Entonces, si descubrimos en nuestro corazón cosas que no correspondan a estos principales mandamientos, nuestra mirada ha de dirigirse hacia Dios, a cuya imagen hemos sido creados.

También Dios tiene un corazón, pues Él es el amor mismo. Todo lo que Él hace brota de este amor y está marcado por él. Desde el momento de nuestra creación, cuando fuimos llamados a la existencia a partir de la amorosa imaginación de Dios, la motivación de todo fue el amor divino.

Entonces, si el amor divino es la razón de nuestra existencia, ¡cuánto anhelará el corazón de Dios unirse a su criatura!, ¡cuánto anhelará que acojamos y recibamos su amor!

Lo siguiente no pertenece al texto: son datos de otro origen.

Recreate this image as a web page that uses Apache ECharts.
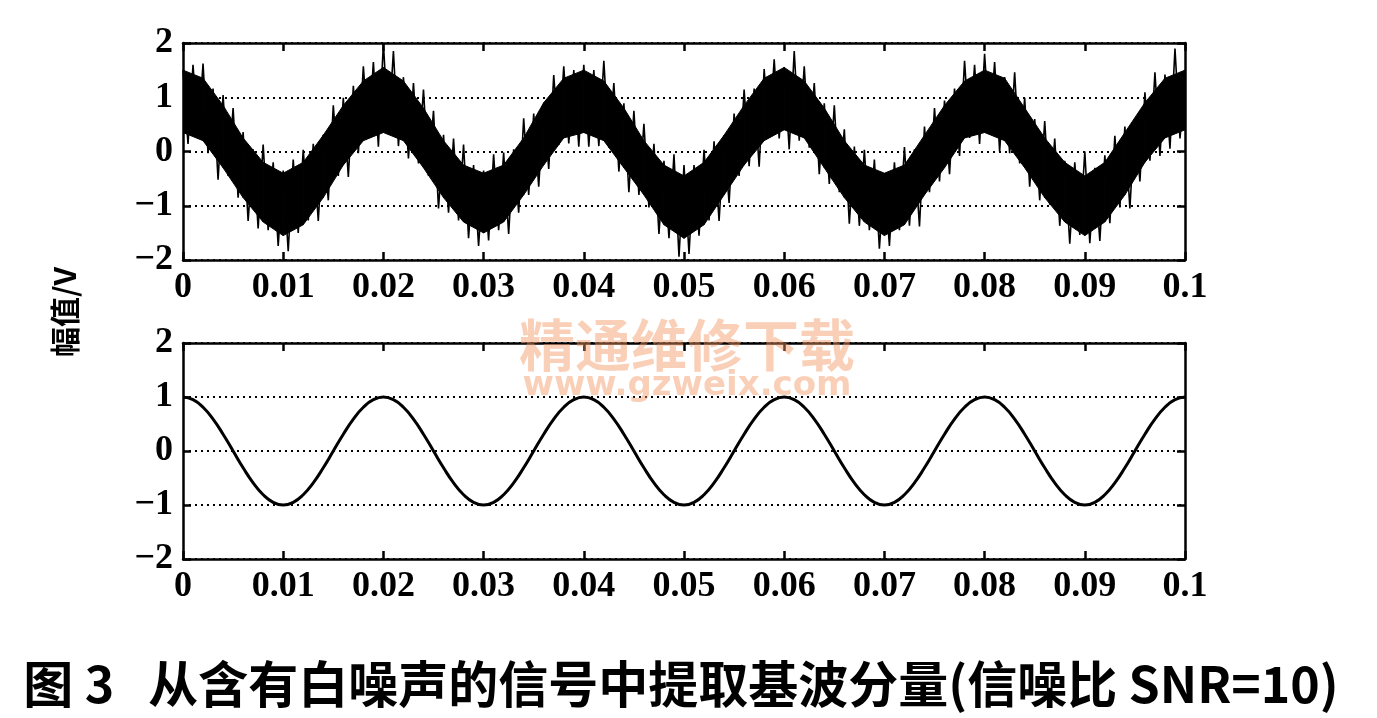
<!DOCTYPE html>
<html><head><meta charset="utf-8">
<script src="https://cdn.jsdelivr.net/npm/echarts@6/dist/echarts.min.js"></script>
<style>html,body{margin:0;padding:0;background:#fff}#c{width:1377px;height:718px}</style>
</head><body><div id="c"></div>
<script>
// ---------- data ----------
const xTickValues = [0, 0.01, 0.02, 0.03, 0.04, 0.05, 0.06, 0.07, 0.08, 0.09, 0.1];
const xTickLabels = ['0', '0.01', '0.02', '0.03', '0.04', '0.05', '0.06', '0.07', '0.08', '0.09', '0.1'];
const yTickValues = [-2, -1, 0, 1, 2];
const yTickLabels = ['\u22122', '\u22121', '0', '1', '2'];

// noisy signal, one sample every 0.0005 s
const noisyStep = 0.0005;
const noisySignal = [
 1.5, 0.14, 1.6, 0.25, 1.62, -0.03, 1.16, -0.52, 1.04, -0.45,
 0.8, -0.85, 0.36, -1.28, 0.04, -1.42, 0.13, -1.45, -0.2, -1.74,
 -0.35, -1.84, -0.15, -1.5, 0.03, -1.27, 0.14, -1.28, 0.31, -0.9,
 0.85, -0.45, 0.99, -0.47, 1.21, -0.03, 1.57, 0.25, 1.65, 0.09,
 2.0, 0.34, 1.85, 0.1, 1.37, -0.13, 1.26, -0.22, 1.14, -0.45,
 0.75, -1.05, 0.31, -1.13, 0.24, -1.27, 0.13, -1.6, -0.25, -1.74,
 -0.35, -1.64, -0.05, -1.45, -0.02, -1.52, 0.04, -1.13, 0.61, -0.8,
 0.7, -0.65, 0.89, -0.32, 1.41, 0.12, 1.57, 0.15, 1.5, 0.09,
 1.6, 0.09, 1.5, 0.1, 1.67, 0.07, 1.26, -0.37, 0.89, -0.75,
 0.75, -0.8, 0.51, -1.03, 0.14, -1.52, -0.17, -1.6, -0.05, -1.94,
 -0.25, -1.89, -0.25, -1.55, 0.03, -1.27, 0.19, -1.28, 0.26, -0.95,
 0.7, -0.45, 1.14, -0.27, 1.16, -0.28, 1.52, 0.25, 1.7, 0.24,
 1.55, 0.04, 1.85, 0.2, 1.57, 0.07, 1.26, -0.42, 0.89, -0.6,
 0.85, -0.75, 0.41, -1.33, 0.09, -1.37, 0.03, -1.45, -0.15, -1.79,
 -0.4, -1.74, -0.2, -1.45, 0.08, -1.37, 0.04, -1.38, 0.46, -0.75,
 0.8, -0.55, 0.94, -0.42, 1.16, -0.08, 1.67, 0.25, 1.6, 0.14,
 1.8, 0.34, 1.65, 0.0, 1.37, -0.03, 1.46, -0.22, 0.99, -0.65,
 0.6, -0.9, 0.56, -0.98, 0.24, -1.37, -0.17, -1.7, -0.2, -1.54,
 0.0, -1.69, -0.3, -1.65, -0.07, -1.32, 0.29, -1.03, 0.46, -1.05,
 0.6, -0.55, 1.09, -0.17, 1.46, -0.08, 1.42, 0.05, 1.9, 0.24,
 1.35
];

// dense core of the noisy band, one sample every 0.002 s
const coreStep = 0.002;
const coreUpper = [
 1.5, 1.35, 0.85, 0.25, -0.2, -0.4, -0.2, 0.3, 0.85, 1.3,
 1.55, 1.3, 0.8, 0.2, -0.25, -0.4, -0.25, 0.25, 0.9, 1.35,
 1.5, 1.3, 0.8, 0.2, -0.25, -0.45, -0.2, 0.3, 0.85, 1.35,
 1.55, 1.3, 0.8, 0.2, -0.25, -0.4, -0.25, 0.3, 0.85, 1.3,
 1.5, 1.35, 0.8, 0.25, -0.2, -0.45, -0.2, 0.35, 0.9, 1.35,
 1.5
];
const coreLower = [
 0.35, 0.2, -0.3, -0.85, -1.3, -1.55, -1.35, -0.85, -0.25, 0.2,
 0.35, 0.2, -0.3, -0.85, -1.3, -1.5, -1.3, -0.8, -0.25, 0.25,
 0.35, 0.2, -0.3, -0.8, -1.35, -1.6, -1.35, -0.8, -0.25, 0.2,
 0.4, 0.25, -0.3, -0.85, -1.3, -1.55, -1.35, -0.8, -0.3, 0.25,
 0.35, 0.2, -0.3, -0.85, -1.3, -1.55, -1.3, -0.8, -0.2, 0.25,
 0.4
];

// extracted fundamental, one sample every 0.001 s
const cleanStep = 0.001;
const fundamental = [
 1, 0.95, 0.81, 0.59, 0.31, 0, -0.31, -0.59, -0.81, -0.95,
 -1, -0.95, -0.81, -0.59, -0.31, 0, 0.31, 0.59, 0.81, 0.95,
 1, 0.95, 0.81, 0.59, 0.31, 0, -0.31, -0.59, -0.81, -0.95,
 -1, -0.95, -0.81, -0.59, -0.31, 0, 0.31, 0.59, 0.81, 0.95,
 1, 0.95, 0.81, 0.59, 0.31, 0, -0.31, -0.59, -0.81, -0.95,
 -1, -0.95, -0.81, -0.59, -0.31, 0, 0.31, 0.59, 0.81, 0.95,
 1, 0.95, 0.81, 0.59, 0.31, 0, -0.31, -0.59, -0.81, -0.95,
 -1, -0.95, -0.81, -0.59, -0.31, 0, 0.31, 0.59, 0.81, 0.95,
 1, 0.95, 0.81, 0.59, 0.31, 0, -0.31, -0.59, -0.81, -0.95,
 -1, -0.95, -0.81, -0.59, -0.31, 0, 0.31, 0.59, 0.81, 0.95,
 1
];

const yLabelText = '幅值/V';
const titleText = '图 3   从含有白噪声的信号中提取基波分量(信噪比 SNR=10)';
const watermark1 = '精通维修下载';
const watermark2 = 'www.gzweix.com';

// ---------- build ----------
const pairs = (arr, step) => arr.map((v, i) => [+(i * step).toFixed(5), v]);
// band segments: [t, lower, upper, tNext, lowerNext, upperNext]
const bandRows = [];
for (let i = 0; i < coreUpper.length - 1; i++) {
  bandRows.push([+(i * coreStep).toFixed(5), coreLower[i], coreUpper[i],
                 +((i + 1) * coreStep).toFixed(5), coreLower[i + 1], coreUpper[i + 1]]);
}

const tickFont = { fontFamily: '"Liberation Serif", "Times New Roman", serif', fontSize: 36, fontWeight: 'bold', color: '#000' };
const xFmt = v => { const i = xTickValues.findIndex(t => Math.abs(t - v) < 1e-9); return i >= 0 ? xTickLabels[i] : ''; };
const yFmt = v => { const i = yTickValues.indexOf(Math.round(v)); return i >= 0 ? yTickLabels[i] : ''; };

const lineBlack = { color: '#000', width: 2.5 };
function xAxes(grid) {
  return [
    { gridIndex: grid, type: 'value', min: 0, max: 0.1, interval: 0.01, position: 'bottom',
      axisLine: { show: true, onZero: false, lineStyle: lineBlack },
      axisTick: { show: true, inside: true, length: 8, lineStyle: lineBlack },
      axisLabel: Object.assign({ formatter: xFmt, margin: 10 }, tickFont),
      splitLine: { show: false } },
    { gridIndex: grid, type: 'value', min: 0, max: 0.1, interval: 0.01, position: 'top',
      axisLine: { show: true, onZero: false, lineStyle: lineBlack },
      axisTick: { show: true, inside: true, length: 8, lineStyle: lineBlack },
      axisLabel: { show: false }, splitLine: { show: false } }
  ];
}
function yAxes(grid) {
  return [
    { gridIndex: grid, type: 'value', min: -2, max: 2, interval: 1, position: 'left',
      axisLine: { show: true, onZero: false, lineStyle: lineBlack },
      axisTick: { show: true, inside: true, length: 8, lineStyle: lineBlack },
      axisLabel: Object.assign({ formatter: yFmt, margin: 10 }, tickFont),
      splitLine: { show: true, lineStyle: { color: '#000', type: [2, 4], width: 1.8 } } },
    { gridIndex: grid, type: 'value', min: -2, max: 2, interval: 1, position: 'right',
      axisLine: { show: true, onZero: false, lineStyle: lineBlack },
      axisTick: { show: true, inside: true, length: 8, lineStyle: lineBlack },
      axisLabel: { show: false }, splitLine: { show: false } }
  ];
}

const option = {
  backgroundColor: '#fff',
  animation: false,
  grid: [
    { left: 183, top: 43, width: 1002, height: 217 },
    { left: 183, top: 343, width: 1002, height: 216 }
  ],
  xAxis: [...xAxes(0), ...xAxes(1)],
  yAxis: [...yAxes(0), ...yAxes(1)],
  series: [
    { type: 'custom', xAxisIndex: 0, yAxisIndex: 0, data: bandRows, silent: true, clip: true,
      encode: { x: [0, 3], y: [1, 2, 4, 5] },
      renderItem: (params, api) => {
        const p1 = api.coord([api.value(0), api.value(1)]);
        const p2 = api.coord([api.value(0), api.value(2)]);
        const p3 = api.coord([api.value(3), api.value(5)]);
        const p4 = api.coord([api.value(3), api.value(4)]);
        return { type: 'polygon', shape: { points: [p1, p2, p3, p4] },
                 style: { fill: '#000', stroke: '#000', lineWidth: 1 } };
      } },
    { type: 'line', xAxisIndex: 0, yAxisIndex: 0, data: pairs(noisySignal, noisyStep),
      symbol: 'none', lineStyle: { color: '#000', width: 1.6 }, silent: true },
    { type: 'line', xAxisIndex: 2, yAxisIndex: 2, data: pairs(fundamental, cleanStep),
      symbol: 'none', smooth: true, lineStyle: { color: '#000', width: 3 }, silent: true }
  ],
  graphic: [
    { type: 'text', x: 65, y: 312, rotation: Math.PI / 2,
      style: { text: yLabelText, font: 'bold 30px "Noto Sans CJK SC", sans-serif', fill: '#000', align: 'center', verticalAlign: 'middle' } },
    { type: 'text', x: 681, y: 684,
      style: { text: titleText, font: 'bold 50px "Noto Sans CJK SC", sans-serif', fill: '#000', align: 'center', verticalAlign: 'middle' } },
    { type: 'text', x: 687, y: 345, z: 100,
      style: { text: watermark1, font: 'bold 56px "Noto Sans CJK SC", sans-serif', fill: 'rgba(242,150,95,0.45)', align: 'center', verticalAlign: 'middle' } },
    { type: 'text', x: 687, y: 386, z: 100,
      style: { text: watermark2, font: 'bold 34px "DejaVu Sans", sans-serif', fill: 'rgba(242,150,95,0.45)', align: 'center', verticalAlign: 'middle' } }
  ]
};
echarts.init(document.getElementById('c')).setOption(option);
</script>
</body></html>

El corazón de Dios no conoce la oscuridad. Jamás se separa del amor, que es su esencia más íntima. Si rechazamos su amor, Él permanece fiel, pues no puede negarse a sí mismo (cf. 2Tim 2,13). A través de expresiones humanas, Él nos da a entender cuánto nos ama, cuánto sufre por su pueblo, que una y otra vez está en peligro de apartarse de Él, que es su Padre y Creador. Con las más tiernas palabras, Él quiere hacernos comprender que su corazón está abierto para nosotros y que le duele tanto que rechacemos su amor. ¡Pero Dios no necesita de nuestro amor, pues Él posee la plenitud en Sí mismo! Y precisamente por eso su amor es tanto más verdadero, pues está exento de cualquier interés personal. Su corazón es puro, libre de toda mancha o imperfección. Y está sediento de nuestro amor, para podernos conceder la plenitud de su riqueza, pues sólo al corresponder a su amor con nuestro amor podrá realizarse todo lo que Dios tiene preparado para nosotros.